A lot of the DIY laser engravers and cutters we cover here on Hackaday are made with laser diodes salvaged from Blu-ray drives and projectors, which are visible lasers in the 400 – 450nm range (appearing as violet or blue). Unfortunately there is an upper limit in terms of power on visible diode lasers, most builds max out at 5W or so. If you need more power than that, you’ll likely find yourself looking at gas laser cutters like the K40. While the K40 is a great starting point if you’re looking to get into “real” lasers, it’s a very different beast from the homebrew builds using visible lasers.

With a gas laser the beam itself is invisible, making it much more difficult to align or do test runs. One solution is to add a visible laser to the K40 which can be used to verify alignment, but making sure it’s traveling down the same path as the primary laser usually requires an expensive beam combiner. Looking to avoid this cost, [gafu] wanted to see if it was possible to simply move the visible laser into the path of the primary beam mechanically.

An adjustable microswitch detects when the lid has been opened.

In the setup that [gafu] has come up with, a cheap laser module (the type from a handheld laser pointer) is moved into the path of the primary laser on an arm that’s actuated by a simple hobby servo. To prevent the primary and visible lasers from firing at the same time, an Arduino is used to control the servo given the current state of the K40’s lid. If the lid of the K40 is open, the primary laser is shutoff and the visible laser is rotated into position so the operator can see where the primary laser’s beam would be hitting. Once the lid is closed, the visible laser rotates out of the way and the primary is powered back up.
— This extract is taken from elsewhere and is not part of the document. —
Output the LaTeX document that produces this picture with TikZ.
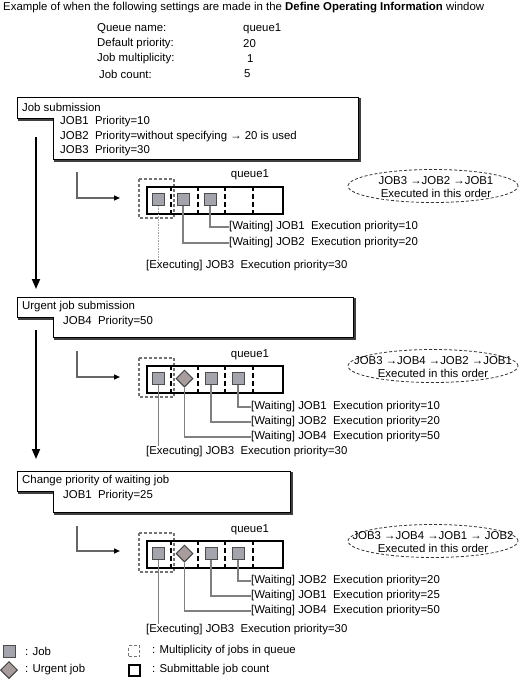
\documentclass[tikz,border=0pt]{standalone}
\usepackage{fontspec}
\setmainfont{Liberation Sans}
\usetikzlibrary{arrows.meta,shapes.geometric}
\definecolor{jobfill}{HTML}{A4A4AC}
\definecolor{urgfill}{HTML}{A89C9C}
\definecolor{leadgray}{HTML}{808080}
\begin{document}
\begin{tikzpicture}[x=1pt,y=-1pt,
  txt/.style={inner sep=0pt, anchor=west, font=\fontsize{11.4}{13}\selectfont},
  ctxt/.style={inner sep=0pt, anchor=center, align=center, font=\fontsize{11.4}{13}\selectfont},
  callout/.style={draw=black, line width=1pt, fill=white},
  calloutshadow/.style={draw=black!75, line width=1.6pt},
  flow/.style={draw=black, line width=1.8pt, -{Triangle[length=10pt,width=8pt]}},
  feed/.style={draw=black!60, line width=1.4pt, -{Triangle[length=6pt,width=5pt,color=black]}},
  qbox/.style={draw=black, line width=2pt, minimum width=136pt, minimum height=27pt, inner sep=0pt, anchor=north west},
  qdiv/.style={draw=black, line width=2pt, dash pattern=on 5pt off 3pt},
  multbox/.style={draw=black!55, line width=1.2pt, dash pattern=on 3pt off 2pt},
  job/.style={rectangle, draw=black!70, line width=1pt, fill=jobfill, minimum size=12pt, inner sep=0pt},
  urgent/.style={diamond, draw=black!75, line width=1pt, fill=urgfill, minimum size=17pt, inner sep=0pt},
  lead/.style={draw=leadgray, line width=1.4pt},
  thinlead/.style={draw=black!35, line width=0.7pt, dash pattern=on 1pt off 0.6pt},
  order/.style={ellipse, draw=black!80, line width=0.8pt, dash pattern=on 3pt off 2pt, minimum width=170pt, minimum height=33pt, inner sep=0pt}
]
\useasboundingbox (0,0) rectangle (525,683);

% ---------- header ----------
\node[txt] (title) at (3,8) {Example of when the following settings are made in the \textbf{Define Operating Information} window};
\node[txt] (k1) at (97,29) {Queue name:};
\node[txt] (k2) at (97,44) {Default priority:};
\node[txt] (k3) at (97,59) {Job multiplicity:};
\node[txt] (k4) at (99,74) {Job count:};
\node[txt] (v1) at (243,29) {queue1};
\node[txt] (v2) at (243,44) {20};
\node[txt] (v3) at (247,59) {1};
\node[txt] (v4) at (244,74) {5};

% ---------- block 1 ----------
\draw[calloutshadow] (19,99) -- (360,99) -- (360,161) -- (55,161) -- (55,120) -- (19,120) -- cycle;
\draw[callout] (17,97) -- (358,97) -- (358,159) -- (53,159) -- (53,118) -- (17,118) -- cycle;
\node[txt] (b1t) at (22,107) {Job submission};
\node[txt] (b1a) at (60,122) {JOB1\ \ Priority=10};
\node[txt] (b1b) at (60,137) {JOB2\ \ Priority=without specifying → 20 is used};
\node[txt] (b1c) at (60,151) {JOB3\ \ Priority=30};

\coordinate (f1s) at (36,137);
\coordinate (f1e) at (36,289);
\draw[flow] (f1s) -- (f1e);

\coordinate (l1s) at (77,172);
\coordinate (l1e) at (120,198);
\draw[feed] (l1s) |- (l1e);

\node[ctxt] (q1l) at (250,175) {queue1};
\draw[multbox] (139,179) rectangle (174,218);
\node[qbox] (q1) at (146,186) {};
\draw[qdiv] (171,186) -- (171,213);
\draw[qdiv] (198,186) -- (198,213);
\draw[qdiv] (225,186) -- (225,213);
\draw[qdiv] (253,186) -- (253,213);
\node[job] (q1j3) at (158.5,199.5) {};
\node[job] (q1j2) at (183,199.5) {};
\node[job] (q1j1) at (210,199.5) {};
\node[txt] (q1w1) at (229,227) {[Waiting] JOB1\ \ Execution priority=10};
\node[txt] (q1w2) at (229,243) {[Waiting] JOB2\ \ Execution priority=20};
\node[txt] (q1x) at (146,266) {[Executing] JOB3\ \ Execution priority=30};
\draw[lead] (q1j1.south) |- (q1w1.west);
\draw[lead] (q1j2.south) |- (q1w2.west);
\draw[thinlead] (q1j3.south) -- (q1j3.south |- q1x.north);

\node[order] (o1) at (433,186) {};
\node[ctxt] (o1t) at (436,187) {JOB3 →JOB2 →JOB1\\Executed in this order};

% ---------- block 2 ----------
\draw[calloutshadow] (19,299) -- (355,299) -- (355,339) -- (55,339) -- (55,319) -- (19,319) -- cycle;
\draw[callout] (17,297) -- (353,297) -- (353,337) -- (53,337) -- (53,317) -- (17,317) -- cycle;
\node[txt] (b2t) at (22,307) {Urgent job submission};
\node[txt] (b2a) at (63,322) {JOB4\ \ Priority=50};

\coordinate (f2s) at (36,330);
\coordinate (f2e) at (36,459);
\draw[flow] (f2s) -- (f2e);

\coordinate (l2s) at (77,351);
\coordinate (l2e) at (120,377);
\draw[feed] (l2s) |- (l2e);

\node[ctxt] (q2l) at (250,355) {queue1};
\draw[multbox] (139,358) rectangle (174,397);
\node[qbox] (q2) at (146,365) {};
\draw[qdiv] (171,365) -- (171,392);
\draw[qdiv] (198,365) -- (198,392);
\draw[qdiv] (225,365) -- (225,392);
\draw[qdiv] (253,365) -- (253,392);
\node[job] (q2j3) at (158.5,378.5) {};
\node[urgent] (q2j4) at (184.5,378.5) {};
\node[job] (q2j2) at (211,378.5) {};
\node[job] (q2j1) at (238,378.5) {};
\node[txt] (q2w1) at (251,407) {[Waiting] JOB1\ \ Execution priority=10};
\node[txt] (q2w2) at (251,422) {[Waiting] JOB2\ \ Execution priority=20};
\node[txt] (q2w4) at (251,437) {[Waiting] JOB4\ \ Execution priority=50};
\node[txt] (q2x) at (146,452) {[Executing] JOB3\ \ Execution priority=30};
\draw[lead] (q2j1.south) |- (q2w1.west);
\draw[lead] (q2j2.south) |- (q2w2.west);
\draw[lead] (q2j4.south) |- (q2w4.west);
\draw[lead] (q2j3.south) -- (q2j3.south |- q2x.north);

\node[order] (o2) at (433,366) {};
\node[ctxt] (o2t) at (433,367) {JOB3 →JOB4 →JOB2 →JOB1\\Executed in this order};

% ---------- block 3 ----------
\draw[calloutshadow] (19,473) -- (292,473) -- (292,514) -- (55,514) -- (55,493) -- (19,493) -- cycle;
\draw[callout] (17,471) -- (290,471) -- (290,512) -- (53,512) -- (53,491) -- (17,491) -- cycle;
\node[txt] (b3t) at (22,481) {Change priority of waiting job};
\node[txt] (b3a) at (63,496) {JOB1\ \ Priority=25};

\coordinate (l3s) at (77,526);
\coordinate (l3e) at (120,551);
\draw[feed] (l3s) |- (l3e);

\node[ctxt] (q3l) at (250,530) {queue1};
\draw[multbox] (139,533) rectangle (174,572);
\node[qbox] (q3) at (146,540) {};
\draw[qdiv] (171,540) -- (171,567);
\draw[qdiv] (198,540) -- (198,567);
\draw[qdiv] (225,540) -- (225,567);
\draw[qdiv] (253,540) -- (253,567);
\node[job] (q3j3) at (158.5,553.5) {};
\node[urgent] (q3j4) at (184.5,553.5) {};
\node[job] (q3j1) at (211,553.5) {};
\node[job] (q3j2) at (238,553.5) {};
\node[txt] (q3w2) at (251,581) {[Waiting] JOB2\ \ Execution priority=20};
\node[txt] (q3w1) at (251,596) {[Waiting] JOB1\ \ Execution priority=25};
\node[txt] (q3w4) at (251,611) {[Waiting] JOB4\ \ Execution priority=50};
\node[txt] (q3x) at (146,630) {[Executing] JOB3\ \ Execution priority=30};
\draw[lead] (q3j2.south) |- (q3w2.west);
\draw[lead] (q3j1.south) |- (q3w1.west);
\draw[lead] (q3j4.south) |- (q3w4.west);
\draw[lead] (q3j3.south) -- (q3j3.south |- q3x.north);

\node[order] (o3) at (433,541) {};
\node[ctxt] (o3t) at (433,542) {JOB3 →JOB4 →JOB1 → JOB2\\Executed in this order};

% ---------- legend ----------
\node[job] (lg1) at (9,651) {};
\node[txt] (lg1t) at (25,651) {: Job};
\node[urgent] (lg2) at (9,670) {};
\node[txt] (lg2t) at (25,670) {: Urgent job};
\node[rectangle, draw=black!55, line width=1.2pt, dash pattern=on 3pt off 2pt, minimum size=11pt, inner sep=0pt] (lg3) at (134,651) {};
\node[txt] (lg3t) at (152,651) {: Multiplicity of jobs in queue};
\node[rectangle, draw=black, line width=2pt, minimum size=11pt, inner sep=0pt] (lg4) at (134,670) {};
\node[txt] (lg4t) at (152,670) {: Submittable job count};
\end{tikzpicture}
\end{document}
Running the cutting or engraving job with the lid of the K40 machine open now let’s [gafu] watch a “dry run” of the entire operation with the visible laser before finally committing to blasting the target with the full power beam.

We’ve covered many hacks and modifications for everyone’s favorite entry-level CO2 laser cutter. From replacing the controller to making it bigger, K40 owners certainly seem like a creative bunch.